When Gunns chose to withdraw from a thorough and independent assessment process, and helped to create the Pulp Mill Assessment Act with its totally unconstitutional section 11, this project (and Gunns), lost all integrity and now will never a be world class mill. As I said to you at Gunns AGM in 2010, this mill will never have a social licence. You may strive all you like towards what you call a “cuddly” social-licence-to-operate, but you will never have the support from the majority of the people of Tasmania.
You say you “hear the pain that is being felt as a consequence of some of Gunns more difficult decisions”; then listen harder, Mr. L’Estrange and hear the pain of the residents of the Tamar Valley. We have been expressing our rage; grief and anguish over the potential loss to our businesses, lifestyles, clean air and ocean for the past 6 years, and you continue to ignore our concerns.
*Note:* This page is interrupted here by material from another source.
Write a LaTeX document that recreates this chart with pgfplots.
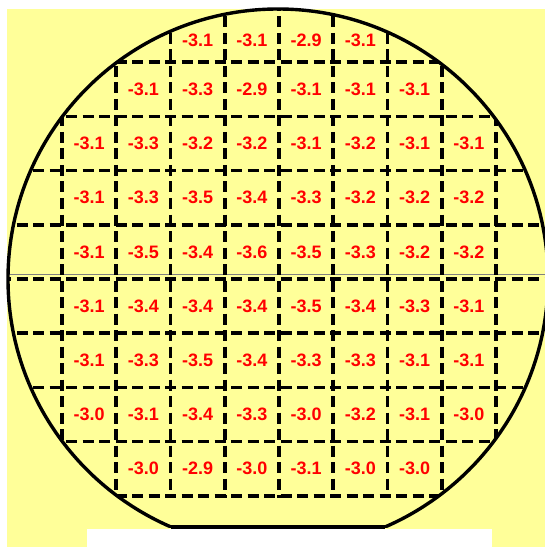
\documentclass[border=0pt]{standalone}
\usepackage{pgfplots}
\pgfplotsset{compat=1.18}
\usepackage{pgfplotstable}
\usepackage{fontspec}
\setmainfont{Liberation Sans}
\definecolor{waferbg}{HTML}{FFFF99}
\definecolor{valred}{HTML}{FF0000}

% die centres (pixel units, y down) and measured value
\pgfplotstableread{
x     y     v
197.6 40.0  -3.1
251.9 40.0  -3.1
306.1 40.0  -2.9
360.4 40.0  -3.1
143.4 89.3  -3.1
197.6 89.3  -3.3
251.9 89.3  -2.9
306.1 89.3  -3.1
360.4 89.3  -3.1
414.6 89.3  -3.1
89.1  143.5 -3.1
143.4 143.5 -3.3
197.6 143.5 -3.2
251.9 143.5 -3.2
306.1 143.5 -3.1
360.4 143.5 -3.2
414.6 143.5 -3.1
468.9 143.5 -3.1
89.1  197.7 -3.1
143.4 197.7 -3.3
197.6 197.7 -3.5
251.9 197.7 -3.4
306.1 197.7 -3.3
360.4 197.7 -3.2
414.6 197.7 -3.2
468.9 197.7 -3.2
89.1  251.9 -3.1
143.4 251.9 -3.5
197.6 251.9 -3.4
251.9 251.9 -3.6
306.1 251.9 -3.5
360.4 251.9 -3.3
414.6 251.9 -3.2
468.9 251.9 -3.2
89.1  306.1 -3.1
143.4 306.1 -3.4
197.6 306.1 -3.4
251.9 306.1 -3.4
306.1 306.1 -3.5
360.4 306.1 -3.4
414.6 306.1 -3.3
468.9 306.1 -3.1
89.1  360.3 -3.1
143.4 360.3 -3.3
197.6 360.3 -3.5
251.9 360.3 -3.4
306.1 360.3 -3.3
360.4 360.3 -3.3
414.6 360.3 -3.1
468.9 360.3 -3.1
89.1  414.5 -3.0
143.4 414.5 -3.1
197.6 414.5 -3.4
251.9 414.5 -3.3
306.1 414.5 -3.0
360.4 414.5 -3.2
414.6 414.5 -3.1
468.9 414.5 -3.0
143.4 468.7 -3.0
197.6 468.7 -2.9
251.9 468.7 -3.0
306.1 468.7 -3.1
360.4 468.7 -3.0
414.6 468.7 -3.0
}\wafermap

\begin{document}
\begin{tikzpicture}
\begin{axis}[
    width=545bp, height=547bp, scale only axis,
    xmin=0, xmax=545, ymin=0, ymax=547,
    y dir=reverse,
    hide axis,
]
% background
\fill[white] (axis cs:0,0) rectangle (axis cs:545,547);
\fill[waferbg] (axis cs:7,9) rectangle (axis cs:545,547);
\fill[white] (axis cs:87,529) rectangle (axis cs:492,547);
\draw[gray, line width=0.9bp] (axis cs:7,274) -- (axis cs:545,274);

% die grid, clipped to the wafer (nothing below the last row of dies)
\begin{scope}
  \clip (axis cs:0,0) rectangle (axis cs:545,497.6);
  \clip (axis cs:278,279) circle[radius=270bp];
  \begin{scope}[line width=3.6bp, dash pattern=on 11bp off 5.5bp]
    \draw (axis cs:62,0) -- (axis cs:62,547);
    \draw (axis cs:116.25,0) -- (axis cs:116.25,547);
    \draw (axis cs:170.5,0) -- (axis cs:170.5,547);
    \draw (axis cs:224.75,0) -- (axis cs:224.75,547);
    \draw (axis cs:279,0) -- (axis cs:279,547);
    \draw (axis cs:333.25,0) -- (axis cs:333.25,547);
    \draw (axis cs:387.5,0) -- (axis cs:387.5,547);
    \draw (axis cs:441.75,0) -- (axis cs:441.75,547);
    \draw (axis cs:496,0) -- (axis cs:496,547);
    \draw (axis cs:0,62.2) -- (axis cs:545,62.2);
    \draw (axis cs:0,116.4) -- (axis cs:545,116.4);
    \draw (axis cs:0,170.6) -- (axis cs:545,170.6);
    \draw (axis cs:0,224.8) -- (axis cs:545,224.8);
    \draw (axis cs:0,279) -- (axis cs:545,279);
    \draw (axis cs:0,333.2) -- (axis cs:545,333.2);
    \draw (axis cs:0,387.4) -- (axis cs:545,387.4);
    \draw (axis cs:0,441.6) -- (axis cs:545,441.6);
    \draw (axis cs:0,495.8) -- (axis cs:545,495.8);
  \end{scope}
\end{scope}

% wafer outline with flat
\begin{scope}
  \clip (axis cs:0,0) rectangle (axis cs:545,527);
  \draw[line width=3.4bp] (axis cs:278,279) circle[radius=270bp];
\end{scope}
\draw[line width=3.4bp] (axis cs:171.2,527) -- (axis cs:384.8,527);

\addplot[only marks, mark=none,
    point meta=explicit symbolic,
    nodes near coords,
    nodes near coords align={center},
    every node near coord/.append style={
        anchor=center, text=valred, font=\fontsize{18bp}{20bp}\selectfont\bfseries}
] table[x=x, y=y, meta=v] {\wafermap};
\end{axis}
\end{tikzpicture}
\end{document}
Gunns Limited’s refusal to conduct an open, thorough and transparent appraisal of the social, environmental and economic costs that the proposed pulp mill would impose on 100,000+ people who live in this beautiful valley, including all the creatures who thrive in our environment, seriously questions the validity of claims about ‘operating within a social and economic context’.
We will only engage in meaningful and constructive group discussion when Gunns commits to ensure that the Pulp Mill Assessment Act is repealed and when the environmental and social impact from the pulp mill is thoroughly assessed.
Until that time, any discussion is a meaningless token effort, not genuine action and commitment to meet community and stakeholder concerns.
Rest assured, Mr. L’Estrange, that we will continue to pursue the matter publicly, politically and legally. We will never give up. The health and welfare of our environment and our community are our first priorities.
I pray that Gunns swiftly acknowledges the reality that corrupt process plus inadequate assessment equals NO TAMAR VALLEY PULP MILL, EVER.